Opinion

Mapping a sustainable future for the Walkley Foundation

As the media industry faces unprecedented challenges, Walkley Foundation CEO Louisa Graham lays out how her organisation is working to sustain quality journalism.

Already 2018 has been a big year for the Walkley Foundation. In February, I was appointed chief executive and we hit the ground running with a new strategic direction and a laser-focus on philanthropy, which we launched in May with the inaugural Walkley Fund for Journalism dinner.

We want to ensure that the Australian media is viable, solid and sustained. We’re working towards that by developing initiatives to assist in building trust in journalism — and that work has never felt more urgent.

The 2018 Edelman Trust Barometer Global Report found: “There is a widespread belief that media is failing to meet key societal expectations — receiving scores of 50 per cent or less when it comes to guarding information quality, educating people on important issues, and helping inform good life decisions.”

It continued: “The demise of confidence in the Fourth Estate is driven primarily by a significant drop in trust in platforms, notably search engines and social media. Sixty-three per cent of respondents say they do not know how to tell good journalism from rumour or falsehoods, or if a piece of news was produced by a respected media organisation.”

Here in Australia, it is clear that false news and other online misinformation are a growing concern, as are other challenges of the digital era. In the last year we have seen a Senate Select Committee Inquiry into the Future of Public Interest Journalism as well as an ACCC Inquiry into Digital Platforms, and the Walkley Foundation has made submissions to both.
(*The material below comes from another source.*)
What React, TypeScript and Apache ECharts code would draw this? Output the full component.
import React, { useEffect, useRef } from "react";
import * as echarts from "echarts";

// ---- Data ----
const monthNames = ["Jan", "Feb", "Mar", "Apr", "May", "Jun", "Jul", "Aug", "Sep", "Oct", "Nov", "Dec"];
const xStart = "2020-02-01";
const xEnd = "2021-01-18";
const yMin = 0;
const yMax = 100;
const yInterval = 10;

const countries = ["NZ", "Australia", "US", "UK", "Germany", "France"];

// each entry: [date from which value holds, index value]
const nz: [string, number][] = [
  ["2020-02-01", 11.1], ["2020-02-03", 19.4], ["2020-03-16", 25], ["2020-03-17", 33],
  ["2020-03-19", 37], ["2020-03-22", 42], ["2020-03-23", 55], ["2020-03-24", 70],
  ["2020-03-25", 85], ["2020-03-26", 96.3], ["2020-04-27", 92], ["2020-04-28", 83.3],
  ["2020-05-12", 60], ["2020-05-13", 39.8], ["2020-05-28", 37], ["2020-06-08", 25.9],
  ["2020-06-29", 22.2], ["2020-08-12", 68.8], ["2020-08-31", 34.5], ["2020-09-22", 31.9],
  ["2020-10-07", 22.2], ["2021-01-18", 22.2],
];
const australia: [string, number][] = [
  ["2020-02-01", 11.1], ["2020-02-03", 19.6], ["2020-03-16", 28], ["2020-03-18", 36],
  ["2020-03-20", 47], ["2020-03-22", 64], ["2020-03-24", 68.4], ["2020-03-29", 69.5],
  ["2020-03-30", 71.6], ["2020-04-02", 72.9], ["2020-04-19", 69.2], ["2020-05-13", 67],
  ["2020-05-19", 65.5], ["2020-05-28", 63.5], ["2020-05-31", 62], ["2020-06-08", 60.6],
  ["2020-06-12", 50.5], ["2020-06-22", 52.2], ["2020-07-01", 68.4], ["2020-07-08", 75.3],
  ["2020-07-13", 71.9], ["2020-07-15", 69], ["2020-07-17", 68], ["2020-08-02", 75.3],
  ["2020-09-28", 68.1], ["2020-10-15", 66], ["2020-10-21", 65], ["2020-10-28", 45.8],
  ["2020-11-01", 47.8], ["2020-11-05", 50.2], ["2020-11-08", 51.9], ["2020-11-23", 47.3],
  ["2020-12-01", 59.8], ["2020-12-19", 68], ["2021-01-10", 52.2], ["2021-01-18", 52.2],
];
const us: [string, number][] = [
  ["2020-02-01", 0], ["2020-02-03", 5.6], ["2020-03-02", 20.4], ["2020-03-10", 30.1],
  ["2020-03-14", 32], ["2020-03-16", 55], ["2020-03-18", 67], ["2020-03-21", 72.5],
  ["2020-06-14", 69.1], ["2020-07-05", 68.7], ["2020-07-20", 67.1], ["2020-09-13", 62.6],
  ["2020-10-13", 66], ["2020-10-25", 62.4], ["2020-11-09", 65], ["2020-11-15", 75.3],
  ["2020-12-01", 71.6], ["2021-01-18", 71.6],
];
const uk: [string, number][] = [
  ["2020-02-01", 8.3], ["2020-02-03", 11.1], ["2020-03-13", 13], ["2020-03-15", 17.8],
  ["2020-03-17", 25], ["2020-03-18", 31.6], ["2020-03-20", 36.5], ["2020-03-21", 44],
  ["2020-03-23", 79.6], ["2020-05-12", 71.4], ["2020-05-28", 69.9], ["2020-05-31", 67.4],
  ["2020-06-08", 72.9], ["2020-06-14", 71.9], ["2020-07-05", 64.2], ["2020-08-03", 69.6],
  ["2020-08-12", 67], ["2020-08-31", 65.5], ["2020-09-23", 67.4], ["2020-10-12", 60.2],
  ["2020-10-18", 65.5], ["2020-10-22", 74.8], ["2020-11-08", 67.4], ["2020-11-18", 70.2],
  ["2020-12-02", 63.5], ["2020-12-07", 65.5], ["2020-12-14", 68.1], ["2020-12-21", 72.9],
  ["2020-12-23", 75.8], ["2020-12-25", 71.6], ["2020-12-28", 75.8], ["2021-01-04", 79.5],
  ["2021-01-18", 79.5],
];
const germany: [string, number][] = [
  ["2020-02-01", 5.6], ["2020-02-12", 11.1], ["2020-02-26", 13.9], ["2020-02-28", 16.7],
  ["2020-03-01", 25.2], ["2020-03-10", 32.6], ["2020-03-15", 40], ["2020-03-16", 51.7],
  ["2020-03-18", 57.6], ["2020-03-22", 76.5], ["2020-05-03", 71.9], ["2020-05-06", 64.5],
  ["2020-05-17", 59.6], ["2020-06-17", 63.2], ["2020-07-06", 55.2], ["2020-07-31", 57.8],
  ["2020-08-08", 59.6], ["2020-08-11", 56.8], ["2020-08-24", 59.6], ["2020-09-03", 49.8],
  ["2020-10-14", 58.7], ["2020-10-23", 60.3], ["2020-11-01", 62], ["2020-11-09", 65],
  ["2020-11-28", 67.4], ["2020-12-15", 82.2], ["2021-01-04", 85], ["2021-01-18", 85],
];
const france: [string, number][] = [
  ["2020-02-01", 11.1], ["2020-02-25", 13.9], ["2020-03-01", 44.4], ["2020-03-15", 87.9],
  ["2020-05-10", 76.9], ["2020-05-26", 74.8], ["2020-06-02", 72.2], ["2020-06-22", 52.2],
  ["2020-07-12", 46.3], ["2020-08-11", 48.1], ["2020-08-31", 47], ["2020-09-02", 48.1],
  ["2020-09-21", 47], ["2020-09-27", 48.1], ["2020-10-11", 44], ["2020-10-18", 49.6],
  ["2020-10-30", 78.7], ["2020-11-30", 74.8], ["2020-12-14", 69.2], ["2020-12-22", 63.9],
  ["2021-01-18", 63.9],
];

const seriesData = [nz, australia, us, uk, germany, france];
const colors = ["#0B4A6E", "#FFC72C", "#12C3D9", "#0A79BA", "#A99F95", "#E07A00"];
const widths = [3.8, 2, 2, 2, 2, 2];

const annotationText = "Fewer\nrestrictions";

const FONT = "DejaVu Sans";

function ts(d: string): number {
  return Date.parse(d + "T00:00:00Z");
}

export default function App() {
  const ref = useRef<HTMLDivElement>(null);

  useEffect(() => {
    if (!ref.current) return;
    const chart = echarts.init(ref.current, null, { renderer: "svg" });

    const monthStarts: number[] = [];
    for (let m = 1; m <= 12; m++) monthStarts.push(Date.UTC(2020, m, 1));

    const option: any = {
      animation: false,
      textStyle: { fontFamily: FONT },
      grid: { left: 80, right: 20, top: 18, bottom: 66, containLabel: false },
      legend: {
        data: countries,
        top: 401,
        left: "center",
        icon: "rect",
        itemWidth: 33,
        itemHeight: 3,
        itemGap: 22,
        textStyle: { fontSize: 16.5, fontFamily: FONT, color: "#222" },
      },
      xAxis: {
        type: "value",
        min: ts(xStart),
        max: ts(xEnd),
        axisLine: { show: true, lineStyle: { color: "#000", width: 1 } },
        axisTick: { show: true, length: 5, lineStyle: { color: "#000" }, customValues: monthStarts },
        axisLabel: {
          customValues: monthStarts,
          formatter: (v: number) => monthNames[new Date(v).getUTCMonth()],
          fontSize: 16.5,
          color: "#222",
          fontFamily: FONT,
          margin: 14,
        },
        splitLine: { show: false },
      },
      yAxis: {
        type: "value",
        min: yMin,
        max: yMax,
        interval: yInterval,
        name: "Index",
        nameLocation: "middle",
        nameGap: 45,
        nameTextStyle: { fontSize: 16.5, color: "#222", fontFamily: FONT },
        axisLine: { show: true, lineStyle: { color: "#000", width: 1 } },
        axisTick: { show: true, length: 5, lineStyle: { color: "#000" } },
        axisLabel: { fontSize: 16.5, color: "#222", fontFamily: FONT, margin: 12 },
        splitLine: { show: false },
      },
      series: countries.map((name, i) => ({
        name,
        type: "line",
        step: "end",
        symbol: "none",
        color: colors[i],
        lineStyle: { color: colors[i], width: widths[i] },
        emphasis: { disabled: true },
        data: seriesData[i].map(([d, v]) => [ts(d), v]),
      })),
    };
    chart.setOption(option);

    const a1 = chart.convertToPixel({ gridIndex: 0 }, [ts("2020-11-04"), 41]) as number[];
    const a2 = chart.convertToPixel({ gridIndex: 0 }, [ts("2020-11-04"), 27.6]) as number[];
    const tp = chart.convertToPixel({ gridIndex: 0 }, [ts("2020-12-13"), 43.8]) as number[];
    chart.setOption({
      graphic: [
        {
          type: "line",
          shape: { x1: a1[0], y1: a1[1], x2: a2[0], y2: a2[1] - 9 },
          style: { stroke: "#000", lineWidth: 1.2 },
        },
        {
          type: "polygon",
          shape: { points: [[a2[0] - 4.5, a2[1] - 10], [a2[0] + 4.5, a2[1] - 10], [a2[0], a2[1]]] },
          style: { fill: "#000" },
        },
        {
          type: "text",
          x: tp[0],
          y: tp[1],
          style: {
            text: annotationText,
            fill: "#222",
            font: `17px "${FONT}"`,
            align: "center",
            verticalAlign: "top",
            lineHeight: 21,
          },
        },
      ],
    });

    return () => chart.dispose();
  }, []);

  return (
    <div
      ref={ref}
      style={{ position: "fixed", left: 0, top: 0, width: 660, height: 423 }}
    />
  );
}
As the industry faces unprecedented challenges, which are all the more urgent in a global environment of great political change, my team and I are stepping up to invest in protecting, strengthening and promoting great Australian journalism.

The Walkley Foundation is a custodian of excellence in reporting, and we work independently with all media to encourage work that maintains that high standard. In addition to administering the Walkley Awards, we have a role to play in raising public awareness about the value of quality reporting, and respect for the Australian media.

Further, we’re now leveraging our reputation and position at the heart of the industry to build a broad funding base and scale up our programs that contribute directly to building a sustainable, thriving, trusted media. Our new strategic direction will broaden the work of the Walkley Foundation to ensure that Australians continue to benefit from the groundbreaking public interest journalism so important to our communities.

With that objective in mind, we will be undertaking broad industry consultation, hosting roundtables and free public events around Australia in September. The roundtables will engage a cross-section of senior journalists and industry leaders across diverse platforms and organisations. To bring international insights and experience as we lead this industry conversation, we’re delighted to have Robert J Rosenthal join us. Rosenthal is an executive producer at California’s Center for Investigative Reporting and its newsroom Reveal — you can read more from him in our July Walkley Magazine.

Another important objective for the Foundation is to develop a fully searchable, reader-friendly online archive of more than six decades of Walkley-winning stories. The State Library of NSW has kept a record of these stories for decades — they have long appreciated that journalism is the first draft of history. These stories are an invaluable resource for scholars, academics, the public and journalists. We want to make this resource accessible, so the stories can inform research and reporting techniques, entertain and teach future generations, and serve as a record of the groundbreaking reporting that has shaped the country we are today.

Through our existing scholarships and fellowships program the Foundation has supported early and mid-career journalists, lowered barriers to entry to the profession for a more diverse group of journalists, and helped ensure that the future of the industry is in good hands. With additional philanthropic support we will continue to shape and diversify our scholarships and fellowships program, with a particular investment in public interest journalism outcomes and the creation of more accessible pathways for promising young journalists from culturally diverse backgrounds.

For more than 60 years, the Walkley Foundation has celebrated and supported great Australian journalism with the annual Walkley Awards. Winning a Walkley is the pinnacle of achievement for every Australian journalist. The Walkley Awards will always be the beating heart of the Walkley Foundation. But it’s impossible for the Foundation to separate the business of sustaining journalism from our core business of honouring the practice of the craft. We can’t celebrate excellence without actively working to sustain journalism itself.

The Walkley Foundation is independently funded, with support from media organisations, government, corporate Australia, universities, public institutions and now philanthropists. We are in a unique position of working collaboratively with all media organisations, and our broad-ranging community support demonstrates that we can all come together in support of quality journalism. Journalism is a pillar of democracy, a public service, and worth funding and protecting.

We thank all of those who contribute to the Walkley Foundation, whether through financial support or through judging, board appointments, on panels through our public talks programs, or written contributions. The Foundation wouldn’t be where it is today without your support.

Louisa Graham is chief executive of the Walkley Foundation.